• "Let this mind be in you, which was also in Christ Jesus" — the Zohar teaches that the tzaddik must cultivate the moach (mind) of the divine, thinking God's thoughts rather than human thoughts. This requires emptying (kenosis/tzimtzum) the mind of self-oriented thinking to create space for divine thought to enter (Zohar III:136b). Paul prescribes a mental revolution.
• "Who, being in the form of God, thought it not robbery to be equal with God: but made himself of no reputation, and took upon him the form of a servant" — this is the Zohar's tzimtzum (divine contraction) narrative applied to the Messiah. The Or Ein Sof contracted to create space for the world; Christ emptied himself to enter that world. The Zohar teaches that the highest acts of power look like surrender (Zohar I:15a).
• "He humbled himself, and became obedient unto death, even the death of the cross" — the Zohar teaches that the Messiah's suffering is redemptive because it draws down the highest light through the lowest point. The Zohar's Suffering Servant passages (based on Isaiah 53) describe a figure who absorbs the world's pain and transforms it into healing (Zohar II:212a). The cross is the lowest point and therefore the point of maximum light-entry.
• "Wherefore God also hath highly exalted him, and given him a name which is above every name" — the Zohar teaches that the divine Name (Shem) is not a label but a concentration of divine power. The Name above every name corresponds to the level of Keter, where the divine identity transcends all the Sefirot and all created categories (Zohar III:288b). Exaltation follows humiliation as dawn follows midnight — it is cosmic law.
• "Work out your own salvation with fear and trembling" — the Zohar teaches that yirah (fear/awe) and retitta (trembling) are the proper responses to the divine presence, not because God is dangerous but because the encounter is overwhelmingly real. The Zohar describes the Companions trembling before they speak in the Idra (Zohar III:128a).

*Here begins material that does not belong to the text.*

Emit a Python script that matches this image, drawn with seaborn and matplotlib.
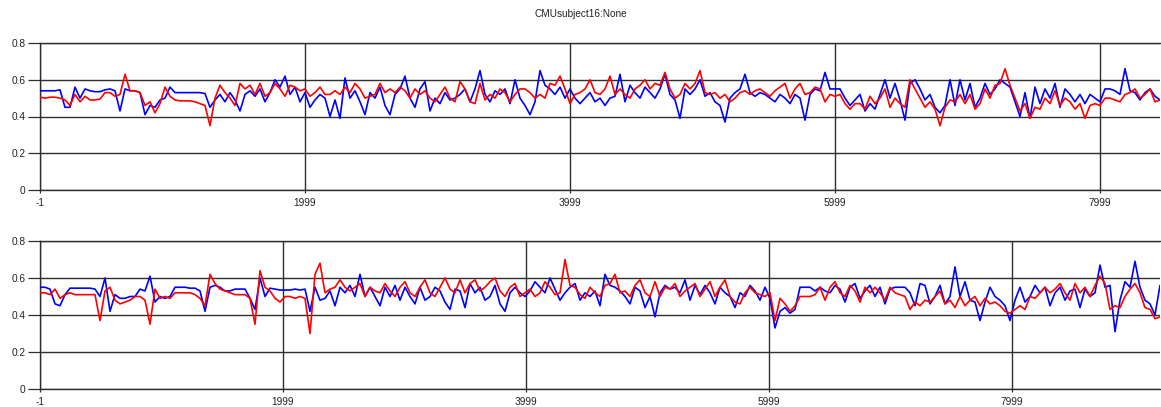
import numpy as np
import pandas as pd
import matplotlib
matplotlib.use("Agg")
import matplotlib.pyplot as plt
import seaborn as sns

# ---------------- data (one value every few frames) ----------------
title = "CMUsubject16:None"
x_ticks = [-1, 1999, 3999, 5999, 7999]
y_ticks = [0, 0.2, 0.4, 0.6, 0.8]
y_tick_labels = ["0", "0.2", "0.4", "0.6", "0.8"]

top_frames_total = 8453
bottom_frames_total = 9217

top_blue = [
    0.54, 0.54, 0.54, 0.54, 0.545, 0.45, 0.45, 0.56, 0.50, 0.55, 0.54, 0.535, 0.535, 0.545, 0.55, 0.54,
    0.43, 0.55, 0.54, 0.54, 0.53, 0.41, 0.46, 0.45, 0.49, 0.50, 0.56, 0.53, 0.53, 0.53, 0.53, 0.53,
    0.53, 0.525, 0.45, 0.49, 0.52, 0.48, 0.53, 0.49, 0.43, 0.52, 0.54, 0.51, 0.55, 0.48, 0.53, 0.60,
    0.56, 0.62, 0.52, 0.56,
    0.48, 0.53, 0.45, 0.49, 0.52, 0.50, 0.40, 0.49, 0.39, 0.61, 0.50, 0.54, 0.48, 0.41, 0.53, 0.50,
    0.56, 0.46, 0.41, 0.52, 0.55, 0.62, 0.50, 0.45, 0.55, 0.59, 0.43, 0.50, 0.47, 0.53, 0.49, 0.50,
    0.52, 0.55, 0.48, 0.55, 0.65, 0.52, 0.48, 0.54, 0.52, 0.55, 0.47, 0.60, 0.50, 0.46, 0.41, 0.48,
    0.65, 0.57, 0.55, 0.52, 0.56, 0.50, 0.55, 0.50,
    0.47, 0.50, 0.53, 0.48, 0.50, 0.46, 0.50, 0.51, 0.63, 0.48, 0.57, 0.53, 0.50, 0.56, 0.53, 0.50,
    0.55, 0.63, 0.52, 0.49, 0.39, 0.55, 0.52, 0.55, 0.60, 0.51, 0.53, 0.48, 0.46, 0.37, 0.50, 0.53,
    0.55, 0.63, 0.53, 0.51, 0.53, 0.52, 0.50, 0.48, 0.52, 0.50, 0.47, 0.52, 0.50, 0.38, 0.52, 0.55,
    0.54, 0.64, 0.55, 0.55, 0.55, 0.50, 0.46, 0.49,
    0.52, 0.43, 0.47, 0.44, 0.52, 0.60, 0.50, 0.58, 0.49, 0.38, 0.58, 0.60, 0.55, 0.49, 0.52, 0.45,
    0.42, 0.46, 0.60, 0.46, 0.60, 0.49, 0.58, 0.45, 0.50, 0.58, 0.52, 0.55, 0.60, 0.58, 0.56, 0.48,
    0.40, 0.53, 0.39, 0.56, 0.47, 0.55, 0.50, 0.58, 0.45, 0.55, 0.52, 0.48, 0.52, 0.47, 0.52, 0.50,
    0.48, 0.55, 0.55, 0.54, 0.52, 0.66, 0.54, 0.53, 0.49, 0.53, 0.55, 0.51, 0.49,
]

top_red = [
    0.505, 0.50, 0.505, 0.505, 0.50, 0.49, 0.46, 0.52, 0.48, 0.51, 0.49, 0.49, 0.495, 0.53, 0.53, 0.51,
    0.52, 0.63, 0.54, 0.54, 0.53, 0.46, 0.48, 0.42, 0.47, 0.56, 0.51, 0.49, 0.485, 0.485, 0.485, 0.48,
    0.47, 0.46, 0.35, 0.50, 0.57, 0.53, 0.50, 0.46, 0.58, 0.55, 0.57, 0.52, 0.58, 0.51, 0.53, 0.58,
    0.55, 0.51, 0.57, 0.56,
    0.54, 0.55, 0.51, 0.53, 0.56, 0.52, 0.52, 0.54, 0.52, 0.56, 0.53, 0.58, 0.55, 0.50, 0.51, 0.52,
    0.58, 0.53, 0.55, 0.53, 0.56, 0.54, 0.50, 0.55, 0.52, 0.54, 0.50, 0.48, 0.52, 0.56, 0.50, 0.48,
    0.59, 0.55, 0.48, 0.47, 0.58, 0.49, 0.52, 0.50, 0.55, 0.53, 0.48, 0.52, 0.55, 0.55, 0.53, 0.50,
    0.52, 0.50, 0.58, 0.57, 0.62, 0.55, 0.47, 0.52,
    0.53, 0.55, 0.60, 0.53, 0.52, 0.55, 0.62, 0.52, 0.55, 0.52, 0.50, 0.55, 0.57, 0.60, 0.55, 0.58,
    0.57, 0.64, 0.55, 0.50, 0.52, 0.58, 0.55, 0.58, 0.65, 0.53, 0.52, 0.53, 0.50, 0.52, 0.48, 0.50,
    0.53, 0.54, 0.52, 0.54, 0.55, 0.53, 0.51, 0.54, 0.56, 0.58, 0.50, 0.55, 0.58, 0.52, 0.53, 0.56,
    0.55, 0.48, 0.52, 0.51, 0.52, 0.47, 0.44, 0.47,
    0.47, 0.44, 0.51, 0.47, 0.50, 0.55, 0.45, 0.50, 0.47, 0.45, 0.60, 0.55, 0.50, 0.45, 0.48, 0.44,
    0.35, 0.45, 0.49, 0.48, 0.52, 0.47, 0.52, 0.44, 0.47, 0.55, 0.50, 0.57, 0.58, 0.66, 0.57, 0.50,
    0.43, 0.47, 0.39, 0.45, 0.44, 0.50, 0.47, 0.54, 0.46, 0.50, 0.48, 0.44, 0.47, 0.39, 0.46, 0.47,
    0.46, 0.50, 0.50, 0.49, 0.48, 0.52, 0.53, 0.55, 0.50, 0.52, 0.55, 0.48, 0.49,
]

bottom_blue = [
    0.55, 0.55, 0.54, 0.46, 0.45, 0.51, 0.545, 0.545, 0.545, 0.545, 0.545, 0.54, 0.50, 0.60, 0.42, 0.51,
    0.49, 0.49, 0.50, 0.50, 0.54, 0.53, 0.61, 0.47, 0.50, 0.49, 0.50, 0.55, 0.55, 0.55, 0.545, 0.545,
    0.53, 0.42, 0.55, 0.56, 0.55, 0.53, 0.53, 0.54, 0.54, 0.54, 0.49, 0.43, 0.60, 0.50, 0.545, 0.54,
    0.535, 0.535, 0.535, 0.54,
    0.535, 0.54, 0.42, 0.55, 0.48, 0.49, 0.53, 0.45, 0.55, 0.52, 0.56, 0.50, 0.62, 0.50, 0.55, 0.50,
    0.45, 0.55, 0.50, 0.56, 0.48, 0.55, 0.50, 0.46, 0.55, 0.48, 0.50, 0.55, 0.53, 0.47, 0.43, 0.54,
    0.53, 0.44, 0.57, 0.52, 0.55, 0.48, 0.50, 0.56, 0.46, 0.42, 0.52, 0.55, 0.52, 0.50, 0.53, 0.58,
    0.55, 0.52, 0.60, 0.54, 0.48, 0.52, 0.55, 0.57,
    0.48, 0.52, 0.50, 0.53, 0.45, 0.62, 0.56, 0.55, 0.53, 0.50, 0.46, 0.55, 0.53, 0.44, 0.50, 0.39,
    0.52, 0.56, 0.54, 0.55, 0.52, 0.59, 0.48, 0.56, 0.51, 0.56, 0.52, 0.46, 0.55, 0.52, 0.50, 0.44,
    0.52, 0.50, 0.56, 0.53, 0.48, 0.55, 0.49, 0.33, 0.42, 0.44, 0.41, 0.43, 0.55, 0.55, 0.55, 0.53,
    0.55, 0.53, 0.52, 0.56, 0.54, 0.47, 0.55, 0.57,
    0.49, 0.53, 0.56, 0.50, 0.55, 0.46, 0.54, 0.55, 0.55, 0.55, 0.52, 0.45, 0.57, 0.56, 0.46, 0.50,
    0.56, 0.46, 0.50, 0.66, 0.50, 0.58, 0.48, 0.47, 0.37, 0.47, 0.55, 0.50, 0.48, 0.45, 0.37, 0.48,
    0.55, 0.47, 0.50, 0.56, 0.52, 0.55, 0.45, 0.52, 0.55, 0.48, 0.53, 0.54, 0.44, 0.54, 0.50, 0.52,
    0.67, 0.55, 0.56, 0.31, 0.48, 0.58, 0.55, 0.69, 0.55, 0.48, 0.46, 0.40, 0.56,
]

bottom_red = [
    0.52, 0.52, 0.51, 0.54, 0.49, 0.51, 0.52, 0.51, 0.51, 0.51, 0.51, 0.51, 0.37, 0.53, 0.55, 0.48,
    0.46, 0.47, 0.48, 0.50, 0.50, 0.48, 0.35, 0.54, 0.49, 0.50, 0.49, 0.52, 0.52, 0.52, 0.52, 0.51,
    0.49, 0.45, 0.62, 0.57, 0.54, 0.53, 0.52, 0.51, 0.51, 0.51, 0.49, 0.35, 0.64, 0.55, 0.53, 0.49,
    0.47, 0.50, 0.50, 0.49,
    0.50, 0.49, 0.30, 0.62, 0.68, 0.52, 0.54, 0.55, 0.59, 0.55, 0.53, 0.55, 0.57, 0.50, 0.55, 0.53,
    0.52, 0.57, 0.53, 0.50, 0.55, 0.58, 0.52, 0.50, 0.55, 0.59, 0.52, 0.50, 0.55, 0.60, 0.54, 0.52,
    0.59, 0.52, 0.57, 0.59, 0.53, 0.55, 0.58, 0.60, 0.53, 0.50, 0.55, 0.57, 0.50, 0.52, 0.54, 0.50,
    0.52, 0.58, 0.55, 0.51, 0.52, 0.70, 0.56, 0.55,
    0.51, 0.49, 0.55, 0.52, 0.50, 0.56, 0.57, 0.62, 0.52, 0.53, 0.50, 0.56, 0.59, 0.52, 0.50, 0.58,
    0.50, 0.55, 0.54, 0.57, 0.50, 0.53, 0.55, 0.57, 0.50, 0.54, 0.58, 0.50, 0.55, 0.59, 0.50, 0.47,
    0.46, 0.52, 0.55, 0.52, 0.51, 0.50, 0.52, 0.37, 0.49, 0.46, 0.42, 0.45, 0.50, 0.50, 0.50, 0.51,
    0.55, 0.48, 0.55, 0.58, 0.52, 0.50, 0.56, 0.53,
    0.47, 0.55, 0.52, 0.55, 0.52, 0.48, 0.55, 0.52, 0.51, 0.50, 0.43, 0.47, 0.45, 0.48, 0.47, 0.50,
    0.53, 0.46, 0.48, 0.44, 0.50, 0.45, 0.48, 0.50, 0.45, 0.49, 0.46, 0.47, 0.45, 0.42, 0.41, 0.43,
    0.45, 0.43, 0.50, 0.49, 0.52, 0.55, 0.52, 0.54, 0.57, 0.52, 0.48, 0.57, 0.52, 0.55, 0.50, 0.56,
    0.61, 0.57, 0.43, 0.45, 0.44, 0.50, 0.54, 0.57, 0.52, 0.44, 0.43, 0.38, 0.39,
]

# ---------------- styling ----------------
sns.set_style("white")
plt.rcParams["font.family"] = ["Liberation Sans", "DejaVu Sans"]

W, H = 1161, 407
fig = plt.figure(figsize=(W / 100, H / 100), dpi=100)
ax_top = fig.add_axes([40 / W, 1 - 190 / H, 1120 / W, 147 / H])
ax_bot = fig.add_axes([40 / W, 1 - 389 / H, 1120 / W, 148 / H])

GRID = "#2e2e2e"
palette = {"blue": "#0000ff", "red": "#ff0000"}


def long_frame(blue, red, total):
    rows = []
    for name, vals in (("blue", blue), ("red", red)):
        n = len(vals)
        frames = np.linspace(-1, total, n)
        rows.append(pd.DataFrame({"frame": frames, "value": vals, "series": name}))
    return pd.concat(rows, ignore_index=True)


def draw(ax, blue, red, total):
    df = long_frame(blue, red, total)
    sns.lineplot(data=df, x="frame", y="value", hue="series", palette=palette,
                 estimator=None, sort=False, legend=False, linewidth=1.2, ax=ax, zorder=3)
    ax.set_xlim(-1, total)
    ax.set_ylim(0, 0.8)
    ax.set_xticks(x_ticks)
    ax.set_xticklabels([str(t) for t in x_ticks])
    ax.set_yticks(y_ticks)
    ax.set_yticklabels(y_tick_labels)
    ax.set_xlabel("")
    ax.set_ylabel("")
    ax.grid(True, color=GRID, linewidth=1.0, zorder=1)
    ax.set_axisbelow(True)
    for side in ("left", "bottom", "top"):
        ax.spines[side].set_visible(True)
        ax.spines[side].set_color(GRID)
        ax.spines[side].set_linewidth(1.0)
    ax.spines["right"].set_visible(False)
    ax.tick_params(axis="y", length=8.6, width=0.9, color=GRID, pad=2.0, labelsize=7.3,
                   labelcolor="#222222", left=True)
    ax.tick_params(axis="x", length=2.5, width=0.9, color=GRID, pad=3.5, labelsize=7.3,
                   labelcolor="#222222", bottom=True)


draw(ax_top, top_blue, top_red, top_frames_total)
draw(ax_bot, bottom_blue, bottom_red, bottom_frames_total)

fig.text(0.5, 1 - 14 / H, title, ha="center", va="center", fontsize=7.2, color="#222222")

fig.savefig("out.png", dpi=100)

Salvation is not received passively but activated through reverent effort.
• Sotah 5a teaches that God cannot dwell with the arrogant — the kenosis (self-emptying) of the ultimate Tzaddik in Philippians 2:6–11 is the supreme Talmudic demonstration of this principle: the one who was equal to God emptied Himself of divine prerogatives, and God therefore exalted Him to the highest position. This is the Talmudic logic of inverse greatness applied at the cosmic level.
• Avot 4:1 asks "Who is honored? He who honors all people" — Paul's instruction to "in humility count others more significant than yourselves" is the Talmudic operational definition of honor: the member of the Chevraya who gives honor to others receives the divine honor that the arrogant forfeit.
• Yoma 19b teaches that the High Priest on Yom Kippur must perform the sacred service in a state of complete focus, without any private agenda interfering with the divine service — Paul's "work out your own salvation with fear and trembling" invokes this same sacred seriousness: the Chevraya's communal life is a form of high priestly service that demands full attention and total surrender.
• Berakhot 17a records the prayer "May my soul be as dust to all" — the lives of Timothy and Epaphroditus that Paul holds up as models embody this prayer: both men nearly destroyed themselves in service to the Chevraya and to Paul, which is the Talmudic definition of genuine chesed (loving-kindness beyond obligation).
• Sanhedrin 98a teaches that the Messiah is waiting among the suffering poor to be called — Paul's vision of every knee bowing and every tongue confessing at the name of Jesus is the apostolic proclamation that the waiting is over: the Tzaddik who sat among the suffering, who bore the wounds of the Sitra Achra's assault, has already been exalted, and the final public recognition is the inevitable seal on an already-accomplished reality.